Zum zweiten Mal innerhalb weniger Tage stürmen Anhänger des Schiiten-Predigers al-Sadr die Regierungszone in Bagdad. In dem Machtkampf geht es um einen neuen Premier und eine neue Regierung.

In der irakischen Hauptstadt Bagdad haben Demonstranten das Parlament gestürmt und einen Sitzstreik begonnen. Dies berichtete die staatliche Nachrichtenagentur INA am Samstag. Es ist bereits das zweite Mal innerhalb weniger Tage, dass Anhänger des einflussreichen schiitischen Geistlichen Muktada al-Sadr in das Parlamentsgebäude eindrangen. Sie fordern eine Regierung frei von ausländischem Einfluss und Korruption. Die Demonstranten, die von Sadr und seiner Bewegung angeführt wurden, rissen Betonbarrieren nieder und warfen Steine. Die Polizei setzte Tränengas ein. Nach Angaben der Behörden wurden mindestens 125 Menschen verletzt, darunter Demonstranten und Polizisten. Alle weiteren Sitzungen des Parlaments wurden zunächst abgesagt, wie der Parlamentspräsident mitteilte. Auf TV-Bildern war zu sehen, wie sich überwiegend junge Menschen im Plenarsaal aufhielten und Fotos von al-Sadr in die Kameras hielten.

In einem Machtkampf will die Al-Sadr-Bewegung verhindern, dass ihre politischen Gegner um Ex-Regierungschef Nuri al-Maliki eine Regierung bilden können. Die Rivalen des 47 Jahre alten Religionsführers hatten gut zehn Monate nach der Parlamentswahl vor kurzem einen Kandidaten als Premier vorgestellt. Aus Sicht al-Sadrs steht aber der für das Amt vorgesehene ehemalige Minister Mohammed Schia al-Sudani dem Ex-Premier al-Maliki viel zu nahe. Al-Sadr und al-Maliki sind verfeindet. Außerdem sympathisieren al-Maliki und dessen Allianz offen mit dem Nachbarland Iran.
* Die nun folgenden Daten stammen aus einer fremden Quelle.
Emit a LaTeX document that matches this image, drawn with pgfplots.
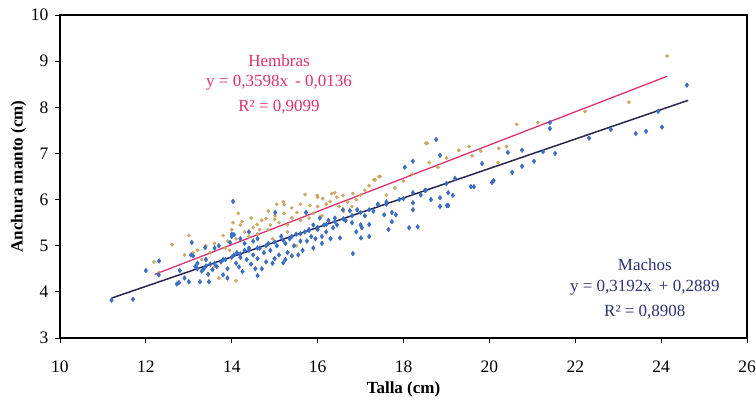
\documentclass[border=0pt]{standalone}
\usepackage{pgfplots}
\pgfplotsset{compat=1.18}
\usepackage{fontspec}
\setmainfont{Liberation Serif}
\definecolor{machosblue}{HTML}{3B6CC4}
\definecolor{hembrastan}{HTML}{C9A25A}
\definecolor{hembrasline}{HTML}{E0306E}
\definecolor{machosline}{HTML}{26264F}
\definecolor{machostext}{HTML}{2E3172}
\begin{document}
\begin{tikzpicture}
\useasboundingbox (-60bp,-62bp) rectangle (696bp,338bp);
\begin{axis}[
  at={(0,0)}, anchor=south west,
  scale only axis, width=687bp, height=323bp,
  xmin=10, xmax=26, ymin=3, ymax=10,
  xtick={10,12,...,26}, ytick={3,4,...,10},
  tick align=outside, major tick length=5bp,
  xtick pos=bottom, ytick pos=left,
  axis line style={line width=1.1pt},
  every tick/.style={black, line width=1pt},
  /pgf/number format/assume math mode=true,
  /pgf/number format/1000 sep={},
  tick label style={font=\fontsize{17.5bp}{20bp}\selectfont},
  xticklabel style={yshift=-14bp},
  yticklabel style={xshift=-3bp},
  label style={font=\fontsize{17bp}{20bp}\selectfont\bfseries},
  xlabel={Talla (cm)},
  ylabel={Anchura manto (cm)},
  xlabel style={yshift=-3bp},
  ylabel style={yshift=-2bp},
  clip=false,
]
% Hembras
\addplot[only marks, mark=*, mark size=1.7pt, color=hembrastan, opacity=0.9] coordinates {
(12.19,4.65) (12.3,4.42) (12.61,5.02) (12.9,4.8) (13.0,5.22) (13.1,4.85) (13.2,4.9) (13.3,4.7) (13.4,5.0) (13.5,4.85)
(13.6,5.05) (13.7,4.3) (13.8,5.22) (13.85,4.95) (13.9,5.1) (14.0,5.35) (14.03,5.5) (14.1,4.24) (14.1,5.15) (14.2,5.45)
(14.24,5.52) (14.3,5.3) (14.4,5.2) (14.5,5.4) (14.59,5.46) (14.6,5.25) (14.7,5.55) (14.8,5.59) (14.85,5.35) (14.9,5.45)
(15.0,5.57) (15.01,5.65) (15.1,5.5) (15.22,5.89) (15.22,5.7) (15.3,5.45) (15.4,5.6) (15.52,5.72) (15.6,5.55) (15.71,6.11)
(15.73,5.72) (15.8,5.6) (15.82,5.87) (15.9,5.7) (15.99,6.09) (16.0,5.85) (16.12,6.02) (16.2,5.9) (16.29,5.96) (16.33,6.13)
(16.4,6.15) (16.5,5.85) (16.59,6.09) (16.7,5.95) (16.82,6.13) (16.9,6.0) (17.31,6.43) (17.34,6.43) (17.43,6.5) (17.45,6.5)
(17.6,6.1) (17.8,6.25) (18.0,6.4) (18.2,6.55) (18.52,7.22) (18.55,7.22) (18.6,6.8) (18.8,6.7) (19.0,6.9) (19.29,7.07)
(19.53,7.15) (19.6,6.95) (19.8,7.05) (20.2,6.8) (20.22,7.11) (20.4,7.15) (20.64,7.63) (21.13,7.67) (22.23,7.91) (23.25,8.11)
(24.14,9.11) (15.5,5.0) (15.3,5.3) (14.95,5.15) (16.1,5.65) (13.6,4.55) (16.6,5.75) (17.0,6.1) (16.8,5.85) (14.15,5.7)
(15.05,5.9) (15.4,5.82) (14.65,5.35) (13.95,4.9) (16.45,6.05) (17.1,6.2) (15.2,5.95) (15.6,5.9) (14.45,5.6) (16.0,6.05)
(17.2,6.3) (14.85,5.75)
};
% Machos
\addplot[only marks, mark=diamond*, mark size=2.4pt, color=machosblue] coordinates {
(11.2,3.82) (11.7,3.84) (12.0,4.46) (12.31,4.67) (12.3,4.37) (12.72,4.17) (12.77,4.2) (12.79,4.46) (12.9,4.3) (13.0,4.22)
(13.05,4.8) (13.07,5.07) (13.1,4.78) (13.15,4.55) (13.2,4.62) (13.26,4.22) (13.3,4.45) (13.35,4.5) (13.38,4.96) (13.4,4.7)
(13.45,4.38) (13.47,4.22) (13.5,4.6) (13.55,4.48) (13.6,4.95) (13.65,4.55) (13.7,5.0) (13.75,4.65) (13.8,4.37) (13.85,4.7)
(13.9,4.5) (13.96,5.07) (14.0,5.25) (14.03,5.96) (14.05,5.24) (14.05,4.8) (14.1,4.62) (14.12,4.85) (14.17,4.54) (14.2,4.75)
(14.25,4.44) (14.3,4.9) (14.35,4.7) (14.4,4.95) (14.45,4.6) (14.5,4.8) (14.55,4.5) (14.6,5.15) (14.6,4.72) (14.65,4.95)
(14.7,4.5) (14.75,4.85) (14.8,4.65) (14.85,5.05) (14.9,4.9) (14.95,4.62) (15.0,4.72) (15.01,5.72) (15.05,5.0) (15.1,4.8)
(15.15,5.2) (15.2,4.63) (15.25,5.05) (15.3,4.85) (15.35,5.15) (15.4,4.78) (15.45,5.0) (15.5,5.25) (15.55,4.8) (15.6,5.1)
(15.65,4.9) (15.7,5.3) (15.73,5.72) (15.75,5.1) (15.8,5.35) (15.85,5.2) (15.9,5.45) (15.95,5.15) (16.0,5.35) (16.05,5.6)
(16.1,5.2) (16.15,5.45) (16.2,5.3) (16.25,5.55) (16.3,5.15) (16.36,5.39) (16.4,5.6) (16.45,5.45) (16.52,5.17) (16.59,5.78)
(16.65,5.55) (16.75,5.76) (16.8,5.5) (16.92,5.78) (17.01,5.17) (17.03,5.39) (17.1,5.65) (17.2,5.46) (17.2,5.2) (16.82,4.83)
(17.3,5.75) (17.4,5.9) (17.55,5.67) (17.6,5.95) (17.73,5.72) (17.73,5.52) (17.82,5.67) (17.9,6.0) (18.03,6.7) (18.13,5.39)
(18.22,5.93) (18.22,5.78) (18.22,6.83) (18.22,6.15) (18.33,5.41) (18.4,6.1) (18.52,6.2) (18.64,6.0) (18.76,7.3) (18.85,6.96)
(18.85,6.04) (18.85,5.85) (19.01,5.87) (19.04,6.15) (19.04,5.87) (19.15,6.09) (19.2,6.46) (19.57,6.28) (19.64,6.28) (19.83,6.78)
(20.06,6.37) (20.1,6.41) (20.43,7.02) (20.53,6.59) (20.76,7.07) (20.76,6.72) (21.04,6.83) (21.25,7.04) (21.41,7.54) (21.41,7.67)
(21.53,7.0) (22.32,7.33) (22.83,7.52) (23.41,7.43) (23.65,7.48) (23.93,7.91) (24.02,7.57) (24.6,8.48)
(13.2,4.5) (13.6,4.62) (14.0,4.75) (14.4,4.9) (14.8,5.0) (15.2,5.12) (15.6,5.26) (16.0,5.4) (16.4,5.52) (16.8,5.65)
(17.2,5.78) (17.6,5.9) (18.0,6.02) (18.5,6.2) (19.0,6.35) (13.4,4.56) (13.8,4.7) (14.2,4.82) (14.6,4.95) (15.0,5.08)
(15.4,5.2) (15.8,5.33) (16.2,5.46) (16.6,5.58) (17.0,5.72) (14.0,5.2) (14.2,5.15) (14.3,5.05) (14.5,5.1) (14.4,5.3)
(17.0,5.45) (17.65,5.35) (16.9,5.3) (15.9,4.95) (14.6,4.35) (13.9,4.3) (15.25,4.7) (16.1,5.05)
};
% trend lines
\addplot[color=hembrasline, line width=1.3pt] coordinates {(12.2,4.376) (24.14,8.672)};
\addplot[color=machosline, line width=1.5pt] coordinates {(11.2,3.864) (24.63,8.151)};
% labels
\node[color=hembrasline, font=\fontsize{17bp}{20bp}\selectfont] at (axis cs:15.10,9.02) {Hembras};
\node[color=hembrasline, font=\fontsize{17bp}{20bp}\selectfont] at (axis cs:15.10,8.53) {y = 0,3598x \,- 0,0136};
\node[color=hembrasline, font=\fontsize{17bp}{20bp}\selectfont] at (axis cs:15.10,8.00) {R² = 0,9099};
\node[color=machostext, font=\fontsize{17bp}{20bp}\selectfont] at (axis cs:23.62,4.59) {Machos};
\node[color=machostext, font=\fontsize{17bp}{20bp}\selectfont] at (axis cs:23.62,4.09) {y = 0,3192x \,+ 0,2889};
\node[color=machostext, font=\fontsize{17bp}{20bp}\selectfont] at (axis cs:23.62,3.57) {R² = 0,8908};
\end{axis}
\end{tikzpicture}
\end{document}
Sadrs Partei hatte die Wahlen im Oktober gewonnen. Sadr zog seine Abgeordneten aus dem Parlament aber ab, nachdem es ihm nicht gelungen war, eine Regierung zu bilden. Er wollte eine Allianz gegen andere schiitische Parteien bilden, von denen die meisten vom Iran unterstützt werden und über paramilitärische Unterstützergruppen verfügen. Durch den Rückzug gingen Dutzende Sitze an ein Bündnis schiitischer Parteien.

Das Land ist seit fast einem Jahr ohne Präsident und Ministerpräsident, weil die Lage festgefahren ist. Sadr, dem seine Gegner ebenfalls Korruption vorwerfen, verfügt über viel Macht. Seine Gefolgsleute sitzen in einflussreichen Positionen in irakischen Ministerien und staatlichen Einrichtungen. Das Land verfügt über enorme Ölvorräte, leidet aber unter häufigen Stromausfällen, einem schlechten Bildungs- und Gesundheitswesen und einer hohen Arbeitslosigkeit gerade unter jungen Leuten. Nach dem Untergang des Regimes von Langzeitdiktator Saddam Hussein im April 2003 bekämpfte seine Armee US-Truppen, die sie als Besatzer ansahen. Heute gibt er sich gemäßigter. Seine Anhänger leben vor allem in ärmeren Vierteln.